For this, I recently added two new options in Whisperer configuration:

  • Save Tcpsessions
  • Save Http parsing resources

No need to save those?

As for most cases, at least on Streetsmart, we do not work with Tcp sessions and Http parsing resources, there is no use to save them in Elasticsearch.

  • These resources are indeed only used to track parsing quality and to troubleshoot specific errors.
  • These resources are also saved on Elasticsearch for recovery on errors… but as there are no more errors… it is completely possible to avoid their storage.

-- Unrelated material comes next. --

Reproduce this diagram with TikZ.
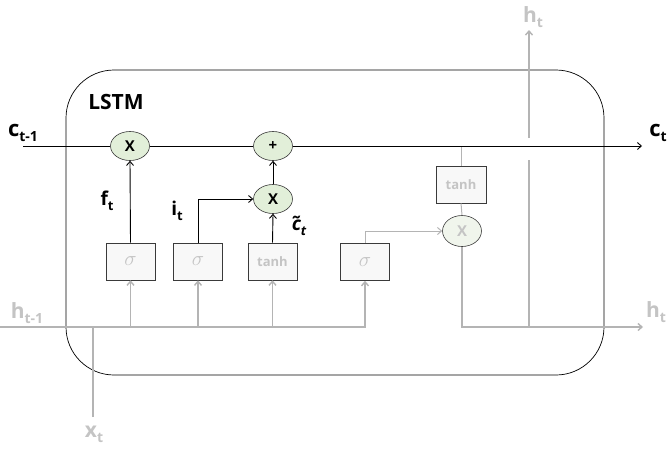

I had to change the serialization logic in different places, but after a couple of days, it is now stable and working perfectly 🙂

The whole process of packets parsing is then done in memory, in real time and distributed across many web services in the cluster, using only Redis as a temporary store, moving around 300 000 packets by minute 24h/24, amounting to almost 100MB par minute!

That’s beautiful =)

What’s the result?

  • Less storage cost
  • Less CPU cost for Elasticsearch indexation
  • More availability for Elasticsearch on the UI searches 🙂 You must have noticed less timeouts these days?

On UI, when these resources are not available, their hypermedia links are not shown. And a new warning is displayed when moving to TCP / Packet view:

Currently, Tcp sessions and Packets are only saved on SIT1 and PRM Integration platforms. For… non regression 😉

One drawback though

Those resources where rolled up in Elasticsearch to provide information for the parsing quality line at the bottom of the timeline. :-/

As I got this evolution idea AFTER the quality line implementation, I have nothing to replace it yet.
So I designed a new way to save parsing quality information during the parsing, in a pre-aggregated format. Development will start soon!

It is important for transparency as well as non regression checks.